Une parenthèse, certes, mais une parenthèse enchantée. Dans la carrière pléthorique de Quincy Jones (surnommé Q), la composition pour l’écran ne dure qu’une petite dizaine d’années (1964-1972), suivie par quelques retours sporadiques. Une période courte et d’une grande richesse enfin explorée dans un livre qui vient de paraître, signé Gérard Dastugue, aux Éditions universitaires de Dijon. Intitulé Quincy Jones, compositeur d’écran, cet ouvrage retrace en détail sur cent pages le parcours atypique du compositeur de génie qui a marqué de sa patte mélodique et groovy l’histoire du cinéma.
Grâce à un travail de documentation méticuleux, l’auteur – maître de conférences à l’Institut catholique de Toulouse – livre une analyse précise et chronologique de la production du compositeur pour l’écran sans oublier au préalable d’évoquer son enfance pauvre, sa formation, et son apprentissage décisif à Paris avec Nadia Boulanger vers laquelle Lalo Schifrin l’avait dirigé.

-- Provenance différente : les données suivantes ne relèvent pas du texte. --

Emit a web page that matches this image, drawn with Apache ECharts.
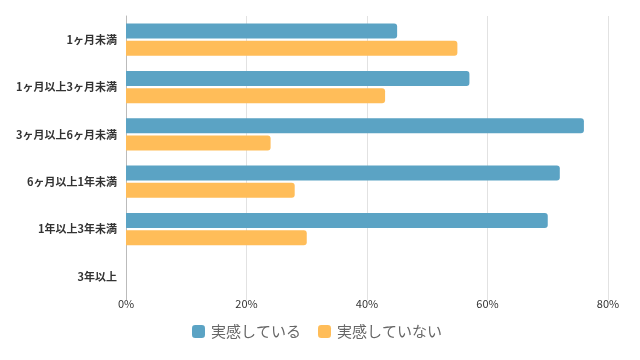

C’est sur l’invitation de Sidney Lumet pour Le Prêteur sur gages (1964) que Q livre son premier score pour un film de fiction d’envergure. Si le livre aborde comme il se doit les partitions les plus connues du compositeur (De sang froid, Dans la chaleur de la nuit, L’or se barre…) ainsi que ses contributions pour la télévision, il ne manque pas d’évoquer la participation musicale méconnue de Q aux films d’animation réalisés par John Hubley, un ancien animateur Disney qui avait monté son propre studio et créé notamment M. Magoo.
Finement choisies, les citations permettent de mettre en perspective la production du compositeur, de comprendre son état d’esprit, et d’apprécier comment il a réussi à s’imposer, en homme de couleur, dans une profession de Blancs. En 1961, Quincy Jones devient le premier afro-américain à se hisser au poste de vice-président d’un label musical important, en l’occurrence Mercury. En 1971, il est également le premier compositeur noir à diriger l’orchestre lors de la cérémonie des Oscars, un symbole pour la communauté afro-américaine.
Pour Q, la musique de film était avant tout un formidable terrain d’expérimentation. Après la décennie dorée des années soixante, émaillée de succès éclatants mais aussi teintée de la déception de ne pas avoir gagné l’Oscar pour De sang froid en 1967, Q met fin à sa carrière pour le grand écran en 1972, après deux ultimes films sur lesquels il remplace d’autres compositeurs au pied levé. « Un piège allait se refermer, je ne voulais pas devenir distributeur automatique de partitions pour Hollywood. J’avais le sentiment intime d’avoir atteint mes limites dans cette discipline… que j’ai pourtant aimée à la folie », a-t-il déclaré (p. 76).

Par la suite, Q reviendra au grand écran uniquement pour des projets qui lui tiennent à cœur, que ce soit pour The Wiz en 1978, ou La Couleur pourpre en 1985. Gérard Dastugue souligne son apport à la musique et à la culture en général. Je cite l’auteur : « Dressant un pont entre musiciens et genres musicaux, désenclavant et fusionnant, il participe d’une connexion humaniste entre citoyens d’un monde qui peuvent prendre conscience du langage commun qui les anime. » (page 91).
Au final, Gérard Dastugue dessine, grâce à cet ouvrage synthétique et d’une lecture agréable, un portrait réussi de ce compositeur défricheur et passionnant, et donne une furieuse envie de se replonger dans les scores du grand Q.
Avec comme point de départ son amour du jazz, le compositeur a contribué au grand renouvellement de la musique de film hollywoodienne et à son hybridation vers le R&B, le funk, la bossa nova… au même titre que Lalo Schifrin*, autre grand adepte de la fusion mélodique.
Notons enfin qu’un coffret dédié à la production pour l’écran de Q a été édité en 2016 dans la collection Écoutez le cinéma.
* on apprend d’ailleurs avec délectation que Q devait composer la BO de Bullitt (1968) mais qu’il a dû laisser sa place au compositeur argentin pour des raisons de santé.